Extracted material:
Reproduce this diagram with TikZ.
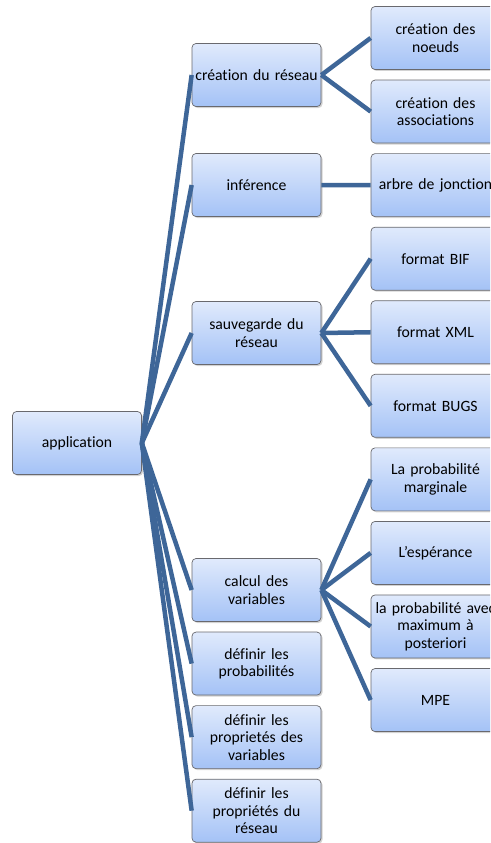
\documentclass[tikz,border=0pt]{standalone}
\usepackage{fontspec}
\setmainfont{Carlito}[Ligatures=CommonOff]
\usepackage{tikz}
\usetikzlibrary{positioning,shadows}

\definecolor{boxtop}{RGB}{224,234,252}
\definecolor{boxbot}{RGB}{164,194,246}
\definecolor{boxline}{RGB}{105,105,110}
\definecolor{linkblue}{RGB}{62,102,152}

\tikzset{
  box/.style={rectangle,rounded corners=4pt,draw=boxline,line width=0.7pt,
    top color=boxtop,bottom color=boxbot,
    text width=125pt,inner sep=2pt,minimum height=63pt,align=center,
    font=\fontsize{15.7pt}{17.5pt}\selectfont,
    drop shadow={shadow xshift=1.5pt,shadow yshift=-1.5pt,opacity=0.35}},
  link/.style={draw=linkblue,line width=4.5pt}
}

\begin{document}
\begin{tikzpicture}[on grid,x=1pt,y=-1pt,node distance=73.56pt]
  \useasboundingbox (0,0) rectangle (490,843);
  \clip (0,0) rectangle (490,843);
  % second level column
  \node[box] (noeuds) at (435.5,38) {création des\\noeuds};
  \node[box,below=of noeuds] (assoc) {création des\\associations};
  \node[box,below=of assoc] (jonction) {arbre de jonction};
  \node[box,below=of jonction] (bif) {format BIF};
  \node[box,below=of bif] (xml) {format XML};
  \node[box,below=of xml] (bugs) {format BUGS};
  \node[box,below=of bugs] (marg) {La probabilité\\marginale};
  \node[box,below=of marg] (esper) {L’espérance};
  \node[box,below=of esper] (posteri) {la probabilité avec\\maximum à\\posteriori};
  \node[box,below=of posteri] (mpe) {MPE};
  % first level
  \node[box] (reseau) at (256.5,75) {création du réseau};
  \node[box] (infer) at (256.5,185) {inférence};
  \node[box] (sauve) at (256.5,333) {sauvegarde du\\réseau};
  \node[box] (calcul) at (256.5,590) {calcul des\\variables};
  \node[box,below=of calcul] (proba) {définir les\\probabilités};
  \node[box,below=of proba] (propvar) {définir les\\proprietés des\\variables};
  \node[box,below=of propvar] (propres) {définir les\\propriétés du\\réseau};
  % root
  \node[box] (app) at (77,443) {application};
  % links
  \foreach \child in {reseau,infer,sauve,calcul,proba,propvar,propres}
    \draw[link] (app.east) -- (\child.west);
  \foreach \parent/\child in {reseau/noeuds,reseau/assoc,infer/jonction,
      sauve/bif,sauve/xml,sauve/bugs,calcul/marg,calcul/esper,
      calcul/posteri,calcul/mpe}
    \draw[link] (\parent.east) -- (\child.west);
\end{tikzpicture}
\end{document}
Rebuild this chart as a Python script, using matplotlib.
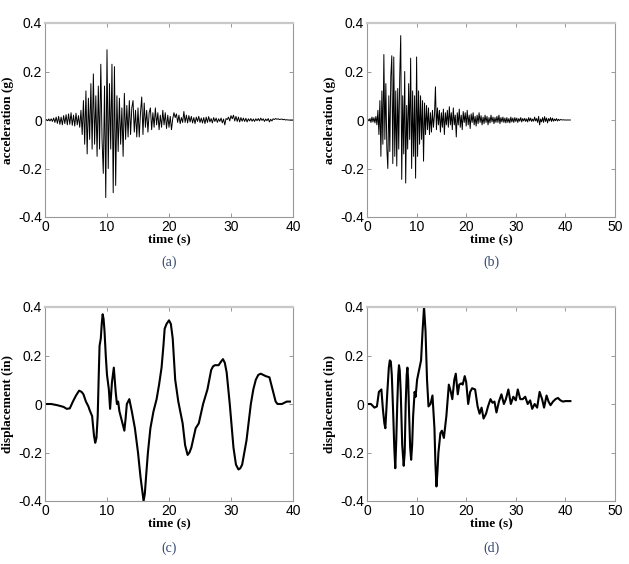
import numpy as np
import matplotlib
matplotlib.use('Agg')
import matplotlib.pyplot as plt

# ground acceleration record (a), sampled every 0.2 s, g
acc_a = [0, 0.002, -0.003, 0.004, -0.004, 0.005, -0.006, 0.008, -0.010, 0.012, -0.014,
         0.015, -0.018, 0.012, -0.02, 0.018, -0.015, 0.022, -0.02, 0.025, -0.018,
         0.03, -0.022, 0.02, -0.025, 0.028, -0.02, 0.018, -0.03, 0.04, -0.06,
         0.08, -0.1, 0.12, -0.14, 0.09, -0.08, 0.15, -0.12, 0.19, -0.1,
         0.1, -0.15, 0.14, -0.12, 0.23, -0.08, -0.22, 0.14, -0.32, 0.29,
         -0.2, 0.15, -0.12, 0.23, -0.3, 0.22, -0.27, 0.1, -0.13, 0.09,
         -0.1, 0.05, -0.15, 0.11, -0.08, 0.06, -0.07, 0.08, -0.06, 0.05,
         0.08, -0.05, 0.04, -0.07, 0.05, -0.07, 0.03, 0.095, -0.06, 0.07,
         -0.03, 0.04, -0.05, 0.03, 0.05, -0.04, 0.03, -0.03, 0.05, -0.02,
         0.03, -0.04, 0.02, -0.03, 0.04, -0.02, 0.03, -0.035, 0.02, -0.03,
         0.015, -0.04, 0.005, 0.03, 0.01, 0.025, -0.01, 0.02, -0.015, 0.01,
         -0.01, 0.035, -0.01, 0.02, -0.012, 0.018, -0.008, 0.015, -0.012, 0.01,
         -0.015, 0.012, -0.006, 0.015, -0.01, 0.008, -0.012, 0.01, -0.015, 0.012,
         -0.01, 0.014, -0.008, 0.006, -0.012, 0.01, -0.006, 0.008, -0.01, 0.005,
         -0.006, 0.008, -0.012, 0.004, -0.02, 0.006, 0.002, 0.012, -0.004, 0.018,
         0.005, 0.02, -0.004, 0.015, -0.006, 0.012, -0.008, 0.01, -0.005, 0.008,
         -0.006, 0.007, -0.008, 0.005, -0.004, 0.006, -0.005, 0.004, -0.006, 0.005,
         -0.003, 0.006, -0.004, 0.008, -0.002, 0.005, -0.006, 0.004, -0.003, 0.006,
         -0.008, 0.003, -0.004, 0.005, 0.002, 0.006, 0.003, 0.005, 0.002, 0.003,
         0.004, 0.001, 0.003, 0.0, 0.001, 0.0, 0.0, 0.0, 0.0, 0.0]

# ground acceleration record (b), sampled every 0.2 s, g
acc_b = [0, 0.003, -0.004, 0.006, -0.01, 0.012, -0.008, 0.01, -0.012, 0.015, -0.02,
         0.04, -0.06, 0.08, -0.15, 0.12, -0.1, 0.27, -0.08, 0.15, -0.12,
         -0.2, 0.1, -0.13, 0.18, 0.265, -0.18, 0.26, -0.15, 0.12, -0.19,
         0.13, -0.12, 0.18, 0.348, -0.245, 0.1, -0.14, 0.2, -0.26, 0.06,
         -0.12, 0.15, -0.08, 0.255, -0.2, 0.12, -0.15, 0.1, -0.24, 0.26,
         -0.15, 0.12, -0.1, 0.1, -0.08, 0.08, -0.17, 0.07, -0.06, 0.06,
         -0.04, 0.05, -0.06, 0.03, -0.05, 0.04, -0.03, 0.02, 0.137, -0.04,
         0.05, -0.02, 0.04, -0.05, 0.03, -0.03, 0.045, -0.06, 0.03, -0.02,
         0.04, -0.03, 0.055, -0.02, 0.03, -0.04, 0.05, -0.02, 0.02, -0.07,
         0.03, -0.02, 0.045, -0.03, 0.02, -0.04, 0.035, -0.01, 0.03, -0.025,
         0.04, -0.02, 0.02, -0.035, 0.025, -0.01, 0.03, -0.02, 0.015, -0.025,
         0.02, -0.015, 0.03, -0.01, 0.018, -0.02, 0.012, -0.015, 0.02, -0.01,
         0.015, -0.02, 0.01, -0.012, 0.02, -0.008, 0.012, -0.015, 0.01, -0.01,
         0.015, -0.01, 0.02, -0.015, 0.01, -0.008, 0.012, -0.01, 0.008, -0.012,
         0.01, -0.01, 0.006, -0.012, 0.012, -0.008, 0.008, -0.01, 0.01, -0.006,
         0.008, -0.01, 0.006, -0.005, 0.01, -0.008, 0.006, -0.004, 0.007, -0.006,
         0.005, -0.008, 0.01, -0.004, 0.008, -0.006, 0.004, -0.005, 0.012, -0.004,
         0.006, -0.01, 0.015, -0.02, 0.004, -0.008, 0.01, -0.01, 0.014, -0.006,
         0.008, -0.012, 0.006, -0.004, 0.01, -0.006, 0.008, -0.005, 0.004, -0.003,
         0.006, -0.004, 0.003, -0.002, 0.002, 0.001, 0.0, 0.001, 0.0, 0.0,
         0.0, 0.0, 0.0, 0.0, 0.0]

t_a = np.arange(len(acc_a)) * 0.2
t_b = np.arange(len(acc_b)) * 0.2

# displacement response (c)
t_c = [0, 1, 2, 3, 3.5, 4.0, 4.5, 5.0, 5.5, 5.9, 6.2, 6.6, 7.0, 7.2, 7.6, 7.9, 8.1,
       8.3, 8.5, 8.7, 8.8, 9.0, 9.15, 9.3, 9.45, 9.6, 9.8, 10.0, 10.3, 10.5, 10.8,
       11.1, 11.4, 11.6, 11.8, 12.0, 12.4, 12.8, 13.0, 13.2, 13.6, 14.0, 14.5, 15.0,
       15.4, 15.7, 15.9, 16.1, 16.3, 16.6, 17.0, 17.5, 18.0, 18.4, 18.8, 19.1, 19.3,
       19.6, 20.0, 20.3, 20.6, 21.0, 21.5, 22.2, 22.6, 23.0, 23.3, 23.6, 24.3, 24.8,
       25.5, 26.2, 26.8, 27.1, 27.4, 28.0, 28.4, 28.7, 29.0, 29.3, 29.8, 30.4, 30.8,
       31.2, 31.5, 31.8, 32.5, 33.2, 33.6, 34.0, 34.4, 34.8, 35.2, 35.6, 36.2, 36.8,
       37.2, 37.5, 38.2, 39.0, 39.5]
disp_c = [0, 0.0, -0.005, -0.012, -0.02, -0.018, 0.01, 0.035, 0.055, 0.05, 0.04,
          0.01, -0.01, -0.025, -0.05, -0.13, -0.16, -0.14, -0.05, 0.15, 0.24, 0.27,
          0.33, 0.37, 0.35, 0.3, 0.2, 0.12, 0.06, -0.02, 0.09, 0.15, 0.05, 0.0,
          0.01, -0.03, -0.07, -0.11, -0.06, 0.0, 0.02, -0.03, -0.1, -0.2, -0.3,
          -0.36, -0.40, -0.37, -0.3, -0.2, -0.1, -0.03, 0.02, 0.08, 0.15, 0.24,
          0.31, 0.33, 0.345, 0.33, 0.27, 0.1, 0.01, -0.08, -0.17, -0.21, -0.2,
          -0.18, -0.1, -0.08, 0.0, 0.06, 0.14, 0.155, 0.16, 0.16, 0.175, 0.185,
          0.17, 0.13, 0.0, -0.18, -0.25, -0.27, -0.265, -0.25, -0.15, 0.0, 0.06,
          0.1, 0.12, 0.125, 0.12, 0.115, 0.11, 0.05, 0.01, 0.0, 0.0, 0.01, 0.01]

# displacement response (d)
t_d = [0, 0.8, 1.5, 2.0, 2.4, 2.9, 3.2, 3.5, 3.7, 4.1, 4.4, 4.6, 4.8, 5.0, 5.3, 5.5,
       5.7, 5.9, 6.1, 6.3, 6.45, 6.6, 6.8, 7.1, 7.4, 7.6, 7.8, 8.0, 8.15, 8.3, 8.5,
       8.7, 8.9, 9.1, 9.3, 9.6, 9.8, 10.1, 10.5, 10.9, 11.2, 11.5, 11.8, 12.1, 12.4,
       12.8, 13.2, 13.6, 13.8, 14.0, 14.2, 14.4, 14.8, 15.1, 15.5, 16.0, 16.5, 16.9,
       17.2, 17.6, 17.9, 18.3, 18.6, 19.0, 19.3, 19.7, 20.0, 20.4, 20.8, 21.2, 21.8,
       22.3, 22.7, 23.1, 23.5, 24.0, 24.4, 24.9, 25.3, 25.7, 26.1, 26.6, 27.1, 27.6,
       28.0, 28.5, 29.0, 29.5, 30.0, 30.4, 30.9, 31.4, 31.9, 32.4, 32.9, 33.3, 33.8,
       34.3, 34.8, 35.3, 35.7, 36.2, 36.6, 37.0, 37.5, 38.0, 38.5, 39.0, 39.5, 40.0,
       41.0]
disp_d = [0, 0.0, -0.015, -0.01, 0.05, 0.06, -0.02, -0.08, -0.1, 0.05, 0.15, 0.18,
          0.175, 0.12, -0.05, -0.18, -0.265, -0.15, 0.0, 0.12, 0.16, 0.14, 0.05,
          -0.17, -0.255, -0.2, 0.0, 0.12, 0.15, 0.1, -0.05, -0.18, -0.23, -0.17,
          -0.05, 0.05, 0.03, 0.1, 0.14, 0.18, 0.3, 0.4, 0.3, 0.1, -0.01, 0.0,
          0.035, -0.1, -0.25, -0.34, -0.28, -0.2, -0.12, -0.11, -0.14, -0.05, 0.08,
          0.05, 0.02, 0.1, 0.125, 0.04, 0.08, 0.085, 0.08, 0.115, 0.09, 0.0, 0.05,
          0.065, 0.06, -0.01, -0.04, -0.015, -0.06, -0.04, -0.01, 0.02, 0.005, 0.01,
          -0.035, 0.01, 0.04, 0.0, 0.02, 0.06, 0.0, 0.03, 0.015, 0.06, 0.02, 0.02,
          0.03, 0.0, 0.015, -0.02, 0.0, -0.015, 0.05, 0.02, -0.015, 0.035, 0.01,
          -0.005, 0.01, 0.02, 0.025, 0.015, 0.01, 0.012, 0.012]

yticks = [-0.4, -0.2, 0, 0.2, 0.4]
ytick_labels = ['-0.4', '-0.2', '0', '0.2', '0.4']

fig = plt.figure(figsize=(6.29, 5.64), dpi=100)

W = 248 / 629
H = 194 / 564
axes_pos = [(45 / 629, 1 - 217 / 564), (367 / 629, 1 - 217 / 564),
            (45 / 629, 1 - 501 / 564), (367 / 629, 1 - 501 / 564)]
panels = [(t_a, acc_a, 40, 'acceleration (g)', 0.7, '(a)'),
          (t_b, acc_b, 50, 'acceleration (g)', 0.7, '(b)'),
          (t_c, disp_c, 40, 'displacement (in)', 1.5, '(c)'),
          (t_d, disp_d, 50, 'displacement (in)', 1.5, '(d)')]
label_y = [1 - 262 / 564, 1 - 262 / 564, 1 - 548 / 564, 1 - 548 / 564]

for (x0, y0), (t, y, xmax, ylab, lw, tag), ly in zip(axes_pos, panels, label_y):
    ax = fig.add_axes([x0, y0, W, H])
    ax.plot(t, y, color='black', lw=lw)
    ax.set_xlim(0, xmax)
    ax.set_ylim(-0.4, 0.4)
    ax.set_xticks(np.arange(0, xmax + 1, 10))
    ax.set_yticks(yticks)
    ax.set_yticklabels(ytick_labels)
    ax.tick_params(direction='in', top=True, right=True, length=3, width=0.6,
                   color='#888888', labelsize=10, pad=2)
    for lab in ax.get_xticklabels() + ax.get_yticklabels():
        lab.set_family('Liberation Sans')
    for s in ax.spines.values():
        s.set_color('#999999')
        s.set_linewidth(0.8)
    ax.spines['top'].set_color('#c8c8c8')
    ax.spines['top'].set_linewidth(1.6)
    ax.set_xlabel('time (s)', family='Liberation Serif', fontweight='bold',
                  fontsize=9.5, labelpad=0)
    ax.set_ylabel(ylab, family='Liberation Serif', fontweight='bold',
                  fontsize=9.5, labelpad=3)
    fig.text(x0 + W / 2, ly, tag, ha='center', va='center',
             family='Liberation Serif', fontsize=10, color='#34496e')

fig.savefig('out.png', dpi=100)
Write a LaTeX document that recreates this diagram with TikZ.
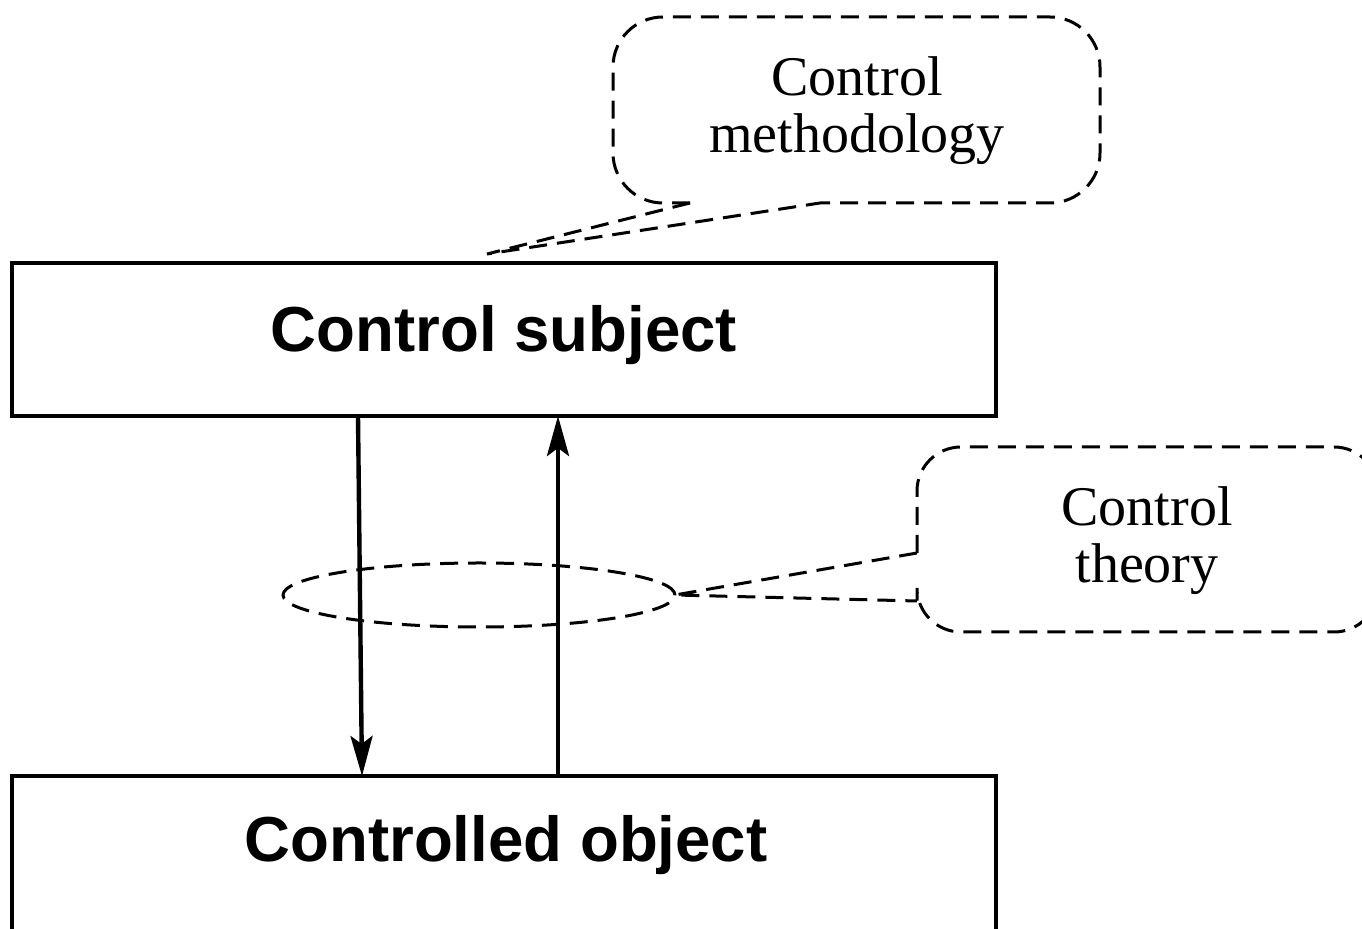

Problem to work on: Make an exact copy of the lines from the one that contains "Rebuild this chart" through the one that contains "import matplotlib.pyplot as plt", both included, and no other lines. Pictures are skipped.

Written response:
Rebuild this chart as a Python script, using matplotlib.
import numpy as np
import matplotlib
matplotlib.use('Agg')
import matplotlib.pyplot as plt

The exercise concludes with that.